In place of oil paints and brushes, Gioele Amaro uses digital softwares, sty-lus pens and artificial intelligence. In collaboration with these technologies, he renders images so like oil and watercolor paintings that it is sometimes impossible to discern their origins through looking alone. Their ambiguity is central to the project. In Waiting , a distinctly digital halo sits at the centre of a vacated iconographic dome. Making no attempt to disguise the medium, the halo floats like a loading icon over the painting as we wait for the religious figure — be it human, nonhuman, artistic or digital — to reappear. In mischievous ways, Amaro’s work questions the viewer. In an increasingly technological world, what makes everyday life real and these digitally made paintings unreal? As we examine our own expectations of art, Amaro’s work deconstructs the fetishization of the artist, their tools and processes. By drawing parallels between religious and artistic fetishization, Amaro reevaluates the role of the artist in contemporary society. The figure is absent for a moment, not out of fear or avoidance, but in order to reflect and reconsider their place in a changing world.
Many of the works on show contain a strangely organic quality. In the digital watercolor paintings, ink appears to melt into the roughly cut paper and, in collaboration with artificial intelligence, Amaro conjures patterns that diffuse and set like real paint. Still, small signs of the work’s digital origins wink at us from the gallery walls. In Vaping , the collaboration ventures off course. Droplets of digital paint splatter and drip down the canvas as Amaro’s artificial intelligence collaborator misinterprets his instructions to make the image more paint-like.
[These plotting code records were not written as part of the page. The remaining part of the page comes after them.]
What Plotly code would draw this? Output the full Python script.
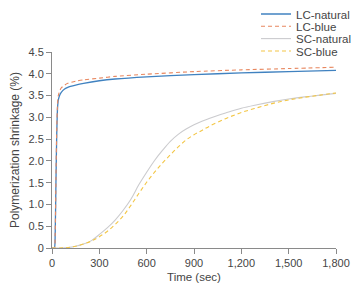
import plotly.graph_objects as go

# LC data (time in sec, shrinkage %)
lc_time = [0, 15, 20, 25, 30, 35, 40, 50, 60, 80, 100, 150, 200, 300, 400, 600, 900, 1200, 1500, 1800]
lc_natural = [0, 0, 0.3, 1.5, 2.6, 3.2, 3.4, 3.52, 3.58, 3.65, 3.69, 3.74, 3.78, 3.84, 3.88, 3.93, 3.98, 4.02, 4.05, 4.08]
lc_blue = [0, 0, 0.3, 1.6, 2.7, 3.3, 3.5, 3.62, 3.68, 3.74, 3.78, 3.83, 3.86, 3.90, 3.94, 3.99, 4.05, 4.09, 4.12, 4.15]

# SC data
sc_time = [0, 50, 100, 150, 200, 250, 300, 350, 400, 450, 500, 550, 600, 650, 700, 750,
           800, 850, 900, 950, 1000, 1100, 1200, 1300, 1400, 1500, 1600, 1700, 1800]
sc_natural = [0, 0, 0.01, 0.04, 0.09, 0.17, 0.31, 0.46, 0.64, 0.86, 1.12, 1.45, 1.74, 2.01, 2.24, 2.45,
              2.61, 2.73, 2.83, 2.91, 2.98, 3.10, 3.21, 3.29, 3.36, 3.42, 3.47, 3.51, 3.55]
sc_blue = [0, 0, 0.01, 0.04, 0.09, 0.16, 0.26, 0.38, 0.54, 0.73, 0.98, 1.25, 1.51, 1.74, 1.95, 2.14,
           2.32, 2.48, 2.60, 2.70, 2.80, 2.97, 3.11, 3.22, 3.32, 3.40, 3.46, 3.51, 3.56]

x_ticks = [0, 300, 600, 900, 1200, 1500, 1800]
x_ticktext = ["0", "300", "600", "900", "1,200", "1,500", "1,800"]
y_ticks = [0, 0.5, 1.0, 1.5, 2.0, 2.5, 3.0, 3.5, 4.0, 4.5]
y_ticktext = ["0", "0.5", "1.0", "1.5", "2.0", "2.5", "3.0", "3.5", "4.0", "4.5"]

FONT = "Liberation Sans, Arial"
TXT = "#454545"

fig = go.Figure()
fig.add_trace(go.Scatter(x=lc_time, y=lc_natural, name="LC-natural", mode="lines", legend="legend",
                         line=dict(color="#4082c0", width=1.3, shape="spline", smoothing=0.6)))
fig.add_trace(go.Scatter(x=lc_time, y=lc_blue, name="LC-blue", mode="lines", legend="legend2",
                         line=dict(color="#e8875f", width=1.1, dash="4px,3px", shape="spline", smoothing=0.6)))
fig.add_trace(go.Scatter(x=sc_time, y=sc_natural, name="SC-natural", mode="lines", legend="legend3",
                         line=dict(color="#cbcbce", width=1.1, shape="spline")))
fig.add_trace(go.Scatter(x=sc_time, y=sc_blue, name="SC-blue", mode="lines", legend="legend4",
                         line=dict(color="#f3c646", width=1.1, dash="4px,3px", shape="spline")))

axis_common = dict(showline=True, linecolor="#8a8a8a", linewidth=1, ticks="outside",
                   ticklen=5, tickcolor="#8a8a8a", showgrid=False, zeroline=False,
                   tickfont=dict(family=FONT, size=11, color=TXT))

def leg(ypix):
    return dict(x=256 / 352, y=1 - ypix / 287, xref="container", yref="container",
                xanchor="left", yanchor="middle", font=dict(family=FONT, size=11.5, color=TXT),
                itemwidth=30, bgcolor="rgba(0,0,0,0)", borderwidth=0)

fig.update_layout(
    width=352, height=287,
    margin=dict(l=52, r=16, t=52, b=39, autoexpand=False),
    paper_bgcolor="white", plot_bgcolor="white",
    font=dict(family=FONT, size=11, color=TXT),
    xaxis=dict(range=[0, 1800], tickvals=x_ticks, ticktext=x_ticktext,
               title=dict(text="Time (sec)", font=dict(size=11.5, color=TXT), standoff=4),
               **axis_common),
    yaxis=dict(range=[0, 4.5], tickvals=y_ticks, ticktext=y_ticktext,
               title=dict(text="Polymerization shrinkage (%)", font=dict(size=12, color=TXT), standoff=6),
               **axis_common),
    legend=leg(14),
    legend2=leg(26.3),
    legend3=leg(38.6),
    legend4=leg(51),
    showlegend=True,
)

fig.write_html("out.html")
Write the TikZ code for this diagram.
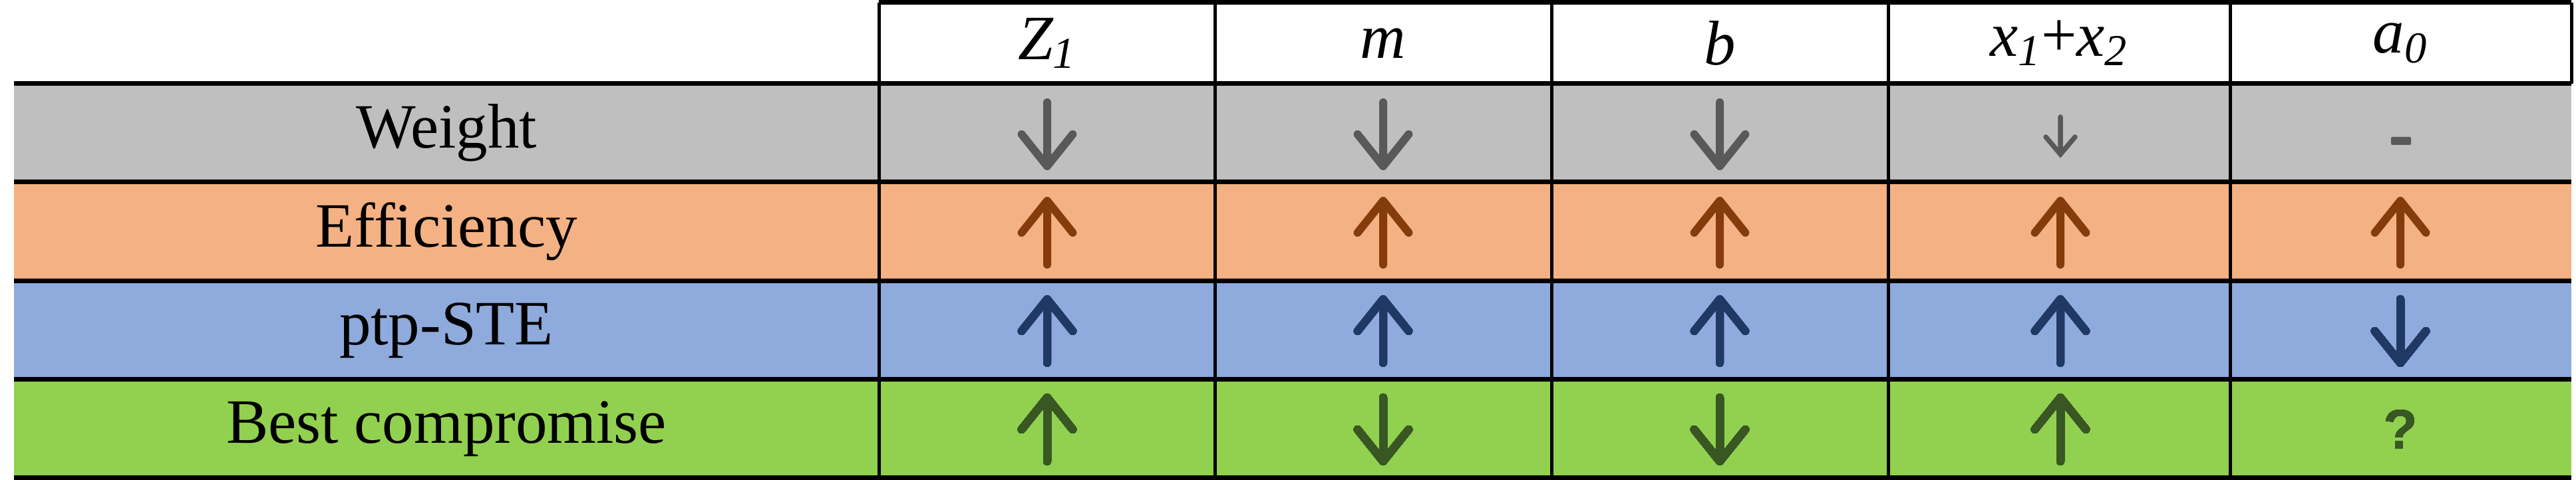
\documentclass[tikz,border=0pt]{standalone}
\usepackage{fontspec}
\setmainfont{Liberation Serif}
\newfontfamily\qfont{Liberation Sans}
\begin{document}
\begin{tikzpicture}[x=0.01cm,y=-0.01cm,
  lbl/.style={font=\fontsize{27}{32}\selectfont, inner sep=0},
  hl/.style={line width=0.07cm},
  vl/.style={line width=0.05cm},
  arr/.style={line width=0.12cm, line cap=round, line join=round}]
\useasboundingbox (0,0) rectangle (3872,722);
\definecolor{cgrey}{HTML}{BFBFBF}\definecolor{agrey}{HTML}{595959}
\definecolor{corange}{HTML}{F4B183}\definecolor{aorange}{HTML}{843C0C}
\definecolor{cblue}{HTML}{8FAADC}\definecolor{ablue}{HTML}{1F3864}
\definecolor{cgreen}{HTML}{92D050}\definecolor{agreen}{HTML}{385723}
% row fills
\fill[cgrey] (21,126) rectangle (3865,274);
\fill[corange] (21,274) rectangle (3865,423);
\fill[cblue] (21,423) rectangle (3865,571);
\fill[cgreen] (21,571) rectangle (3865,719);
% grid
\foreach \y in {126,274,423,571,719} \draw[hl] (21,\y) -- (3865,\y);
\draw[hl] (1321,4) -- (3865,4);
\foreach \x in {1321,1826,2332,2838,3352} \draw[vl] (\x,4) -- (\x,719);
\draw[vl] (3865,4) -- (3865,126);
% headers
\node[lbl] (h1) at (1574,65) {\textit{Z\textsubscript{1}}};
\node[lbl] (h2) at (2079,65) {\textit{m}};
\node[lbl] (h3) at (2585,65) {\textit{b}};
\node[lbl] (h4) at (3095,65) {\textit{x\textsubscript{1}}+\textit{x\textsubscript{2}}};
\node[lbl] (h5) at (3608,65) {\textit{a\textsubscript{0}}};
% row labels
\node[lbl] (r1) at (671,200) {Weight};
\node[lbl] (r2) at (671,348) {Efficiency};
\node[lbl] (r3) at (671,497) {ptp-STE};
\node[lbl] (r4) at (671,645) {Best compromise};
% arrows
\newcommand\dnarr[4]{\draw[arr,#4] (#1,#2-#3) -- (#1,#2+#3) (#1-0.8*#3,#2+#3-#3) -- (#1,#2+#3) -- (#1+0.8*#3,#2+#3-#3);}
\newcommand\uparr[4]{\draw[arr,#4] (#1,#2+#3) -- (#1,#2-#3) (#1-0.8*#3,#2-#3+#3) -- (#1,#2-#3) -- (#1+0.8*#3,#2-#3+#3);}
\foreach \x in {1574,2079,2585} \dnarr{\x}{202}{48}{agrey}
\draw[line width=0.07cm, line cap=round, agrey] (3097,176) -- (3097,232) (3075,206) -- (3097,232) -- (3119,206);
\fill[agrey, rounded corners=0.02cm] (3594,206) rectangle (3624,218);
\foreach \x in {1574,2079,2585,3097,3608} \uparr{\x}{350}{48}{aorange}
\foreach \x in {1574,2079,2585,3097} \uparr{\x}{498}{48}{ablue}
\dnarr{3608}{498}{48}{ablue}
\uparr{1574}{646}{48}{agreen}
\dnarr{2079}{646}{48}{agreen}
\dnarr{2585}{646}{48}{agreen}
\uparr{3097}{646}{48}{agreen}
\node[inner sep=0, text=agreen, font=\qfont\bfseries\fontsize{24}{28}\selectfont] (q) at (3608,646) {?};
\end{tikzpicture}
\end{document}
The piece contains a mysterious ambiguity, although in a different way from the others on show, and demonstrates how artificial intelligence can expand an artist’s visual lexicon. In Amaro’s work, we find that the uncertainty that exists in the act of holding paintbrush to canvas can exist here too. Further, this new species of faults might more closely resemble the randomness of contemporary digital life. With this in mind, Amaro carves out his place as an artist in a changing world, creatively responding to errors and envisioning how the spontaneity that ultimately makes art and art making exciting might exist in the digital realm.